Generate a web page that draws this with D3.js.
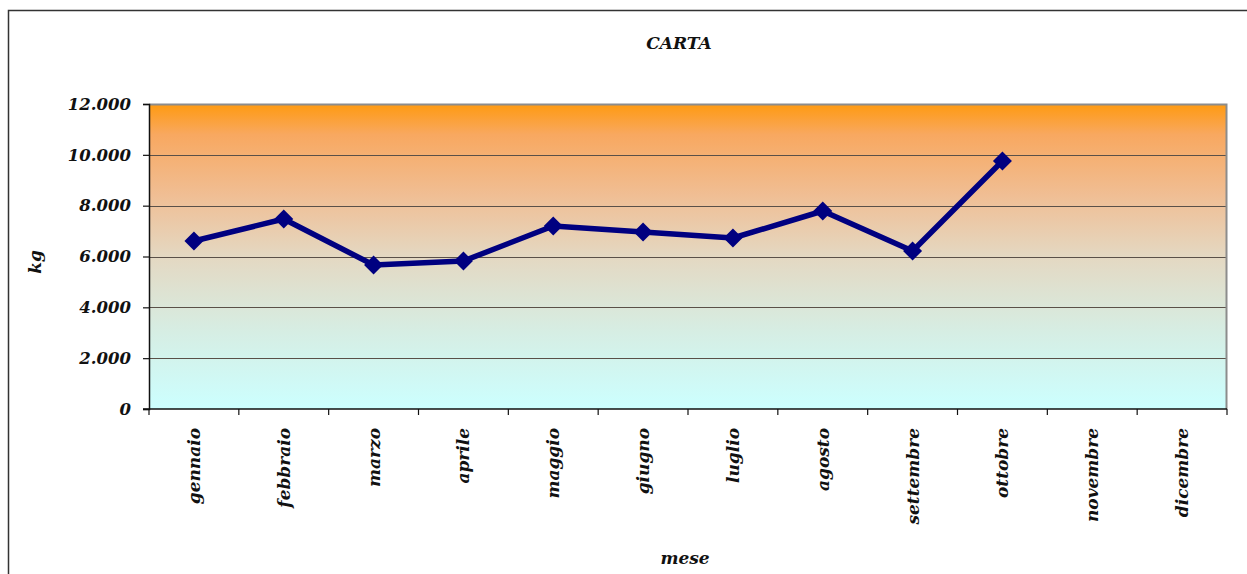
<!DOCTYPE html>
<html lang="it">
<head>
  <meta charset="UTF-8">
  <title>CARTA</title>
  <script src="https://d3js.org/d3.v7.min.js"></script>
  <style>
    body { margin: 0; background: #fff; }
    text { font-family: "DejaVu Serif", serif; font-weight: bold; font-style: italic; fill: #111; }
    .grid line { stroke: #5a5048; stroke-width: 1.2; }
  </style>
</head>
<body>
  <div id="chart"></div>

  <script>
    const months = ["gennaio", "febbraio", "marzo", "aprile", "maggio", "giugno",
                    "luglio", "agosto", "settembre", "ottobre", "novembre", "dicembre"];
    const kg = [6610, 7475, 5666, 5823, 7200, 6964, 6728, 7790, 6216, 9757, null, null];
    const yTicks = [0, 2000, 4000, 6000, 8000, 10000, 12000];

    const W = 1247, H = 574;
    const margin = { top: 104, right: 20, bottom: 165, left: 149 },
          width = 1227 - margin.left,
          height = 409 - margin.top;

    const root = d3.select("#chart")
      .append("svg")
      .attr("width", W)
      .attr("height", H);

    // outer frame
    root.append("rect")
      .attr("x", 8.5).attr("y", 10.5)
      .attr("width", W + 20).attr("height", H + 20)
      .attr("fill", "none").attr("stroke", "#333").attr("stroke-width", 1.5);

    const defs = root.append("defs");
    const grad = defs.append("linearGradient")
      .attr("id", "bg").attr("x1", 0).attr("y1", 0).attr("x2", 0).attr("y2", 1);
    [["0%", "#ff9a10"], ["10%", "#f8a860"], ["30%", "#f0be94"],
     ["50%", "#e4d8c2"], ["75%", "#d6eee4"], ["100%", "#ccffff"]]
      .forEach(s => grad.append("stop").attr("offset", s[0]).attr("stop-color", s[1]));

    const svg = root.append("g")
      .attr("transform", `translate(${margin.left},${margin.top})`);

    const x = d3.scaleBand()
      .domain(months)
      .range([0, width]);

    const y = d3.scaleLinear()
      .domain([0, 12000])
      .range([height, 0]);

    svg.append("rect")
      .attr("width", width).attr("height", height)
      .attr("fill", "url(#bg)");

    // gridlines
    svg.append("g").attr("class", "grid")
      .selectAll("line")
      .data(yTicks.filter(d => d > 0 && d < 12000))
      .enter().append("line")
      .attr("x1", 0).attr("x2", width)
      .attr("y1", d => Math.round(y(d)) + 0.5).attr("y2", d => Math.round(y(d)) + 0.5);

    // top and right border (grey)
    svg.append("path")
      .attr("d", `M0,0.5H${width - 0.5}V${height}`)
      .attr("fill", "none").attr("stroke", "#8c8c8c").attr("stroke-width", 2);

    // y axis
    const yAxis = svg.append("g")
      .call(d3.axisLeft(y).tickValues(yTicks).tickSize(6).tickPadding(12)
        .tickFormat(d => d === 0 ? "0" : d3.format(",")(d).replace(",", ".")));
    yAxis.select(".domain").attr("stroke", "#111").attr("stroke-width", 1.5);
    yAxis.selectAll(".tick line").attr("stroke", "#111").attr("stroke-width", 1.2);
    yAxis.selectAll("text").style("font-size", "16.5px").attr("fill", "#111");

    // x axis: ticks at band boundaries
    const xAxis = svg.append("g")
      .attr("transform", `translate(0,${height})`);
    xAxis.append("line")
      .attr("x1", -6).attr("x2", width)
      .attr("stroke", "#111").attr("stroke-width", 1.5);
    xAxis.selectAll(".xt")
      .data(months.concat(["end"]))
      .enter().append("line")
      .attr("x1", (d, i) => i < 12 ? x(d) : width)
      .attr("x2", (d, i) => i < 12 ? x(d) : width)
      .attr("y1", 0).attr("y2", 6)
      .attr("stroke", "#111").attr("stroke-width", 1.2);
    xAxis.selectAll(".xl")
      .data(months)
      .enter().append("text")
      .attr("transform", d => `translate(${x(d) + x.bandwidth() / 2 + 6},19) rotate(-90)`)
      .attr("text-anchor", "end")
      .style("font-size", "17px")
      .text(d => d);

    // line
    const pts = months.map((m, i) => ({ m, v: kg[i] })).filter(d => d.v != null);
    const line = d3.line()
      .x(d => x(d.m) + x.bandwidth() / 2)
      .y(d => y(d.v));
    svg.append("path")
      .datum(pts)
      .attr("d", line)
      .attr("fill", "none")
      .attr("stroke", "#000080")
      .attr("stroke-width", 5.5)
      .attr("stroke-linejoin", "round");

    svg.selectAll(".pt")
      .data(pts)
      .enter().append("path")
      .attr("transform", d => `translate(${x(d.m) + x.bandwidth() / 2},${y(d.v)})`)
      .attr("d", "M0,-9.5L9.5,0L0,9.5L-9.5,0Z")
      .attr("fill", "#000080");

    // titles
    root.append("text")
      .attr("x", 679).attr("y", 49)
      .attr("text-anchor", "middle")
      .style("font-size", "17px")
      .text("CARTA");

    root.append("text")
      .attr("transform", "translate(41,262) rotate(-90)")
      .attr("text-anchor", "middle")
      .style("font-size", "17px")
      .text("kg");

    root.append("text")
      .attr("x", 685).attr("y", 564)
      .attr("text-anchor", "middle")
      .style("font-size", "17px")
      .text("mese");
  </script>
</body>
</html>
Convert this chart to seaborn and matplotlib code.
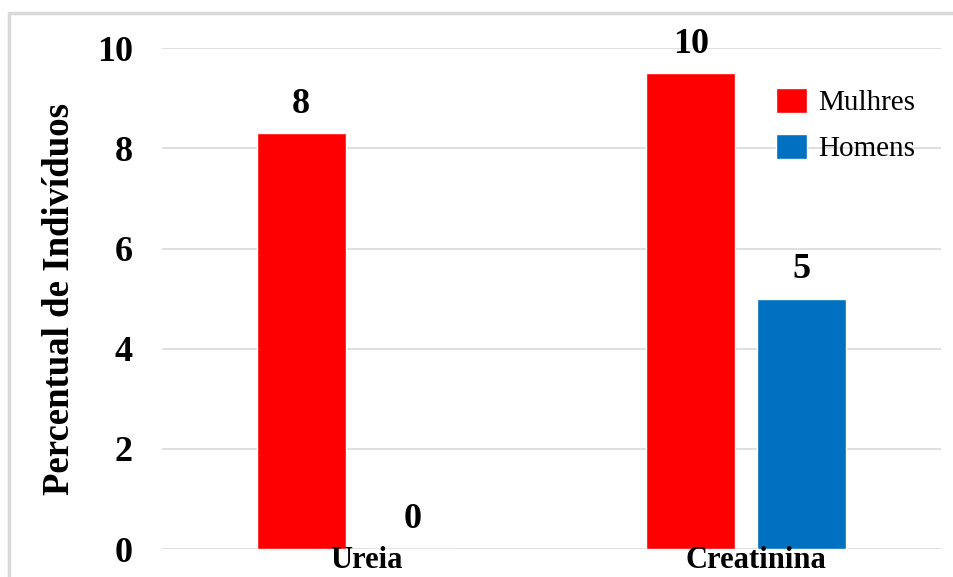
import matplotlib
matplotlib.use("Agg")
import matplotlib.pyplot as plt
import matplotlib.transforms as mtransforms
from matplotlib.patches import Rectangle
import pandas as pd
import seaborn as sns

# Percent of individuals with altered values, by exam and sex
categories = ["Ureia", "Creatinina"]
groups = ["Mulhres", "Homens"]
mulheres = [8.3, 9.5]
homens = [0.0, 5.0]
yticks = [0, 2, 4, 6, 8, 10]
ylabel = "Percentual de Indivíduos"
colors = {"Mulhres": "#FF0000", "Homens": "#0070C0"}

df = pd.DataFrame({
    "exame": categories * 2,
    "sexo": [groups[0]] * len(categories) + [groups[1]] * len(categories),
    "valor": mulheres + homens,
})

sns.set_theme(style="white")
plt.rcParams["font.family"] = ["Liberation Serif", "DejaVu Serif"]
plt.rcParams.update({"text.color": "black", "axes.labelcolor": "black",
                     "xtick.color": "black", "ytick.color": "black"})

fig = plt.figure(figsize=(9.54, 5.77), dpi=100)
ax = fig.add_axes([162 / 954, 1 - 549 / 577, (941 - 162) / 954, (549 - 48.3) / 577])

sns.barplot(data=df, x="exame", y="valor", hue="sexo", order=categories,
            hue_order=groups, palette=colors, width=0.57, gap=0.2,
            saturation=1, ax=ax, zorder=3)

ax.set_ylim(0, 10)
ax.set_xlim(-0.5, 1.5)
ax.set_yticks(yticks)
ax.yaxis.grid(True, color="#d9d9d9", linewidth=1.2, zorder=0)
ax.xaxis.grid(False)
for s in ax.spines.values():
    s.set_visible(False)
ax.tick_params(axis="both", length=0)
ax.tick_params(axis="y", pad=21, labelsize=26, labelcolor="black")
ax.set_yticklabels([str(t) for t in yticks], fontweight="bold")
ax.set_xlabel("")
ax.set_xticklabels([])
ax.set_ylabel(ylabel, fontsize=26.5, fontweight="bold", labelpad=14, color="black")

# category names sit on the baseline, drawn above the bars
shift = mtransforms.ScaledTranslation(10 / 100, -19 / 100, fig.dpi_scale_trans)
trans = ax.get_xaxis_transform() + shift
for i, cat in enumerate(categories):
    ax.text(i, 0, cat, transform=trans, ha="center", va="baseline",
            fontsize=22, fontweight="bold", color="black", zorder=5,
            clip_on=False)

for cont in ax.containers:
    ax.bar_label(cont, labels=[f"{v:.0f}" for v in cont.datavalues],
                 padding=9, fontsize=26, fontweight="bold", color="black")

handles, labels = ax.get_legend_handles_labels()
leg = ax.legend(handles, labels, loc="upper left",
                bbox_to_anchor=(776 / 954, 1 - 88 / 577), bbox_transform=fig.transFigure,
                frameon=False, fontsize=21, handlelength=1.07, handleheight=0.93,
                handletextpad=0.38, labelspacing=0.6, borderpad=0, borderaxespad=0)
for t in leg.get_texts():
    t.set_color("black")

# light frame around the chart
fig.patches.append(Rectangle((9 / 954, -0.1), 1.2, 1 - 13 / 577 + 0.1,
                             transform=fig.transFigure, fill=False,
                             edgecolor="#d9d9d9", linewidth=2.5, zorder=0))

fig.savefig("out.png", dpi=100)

☆ ☆ ☆ ☆

- _Written task_: Print exactly the first line of the entries and every line after it through the one that contains "const yTicks = [0, 2000, 4000, 6000, 8000, 10000, 12000];", leaving the pictures out.

- _Exercise answer_:
Generate a web page that draws this with D3.js.
<!DOCTYPE html>
<html lang="it">
<head>
  <meta charset="UTF-8">
  <title>CARTA</title>
  <script src="https://d3js.org/d3.v7.min.js"></script>
  <style>
    body { margin: 0; background: #fff; }
    text { font-family: "DejaVu Serif", serif; font-weight: bold; font-style: italic; fill: #111; }
    .grid line { stroke: #5a5048; stroke-width: 1.2; }
  </style>
</head>
<body>
  <div id="chart"></div>

  <script>
    const months = ["gennaio", "febbraio", "marzo", "aprile", "maggio", "giugno",
                    "luglio", "agosto", "settembre", "ottobre", "novembre", "dicembre"];
    const kg = [6610, 7475, 5666, 5823, 7200, 6964, 6728, 7790, 6216, 9757, null, null];
    const yTicks = [0, 2000, 4000, 6000, 8000, 10000, 12000];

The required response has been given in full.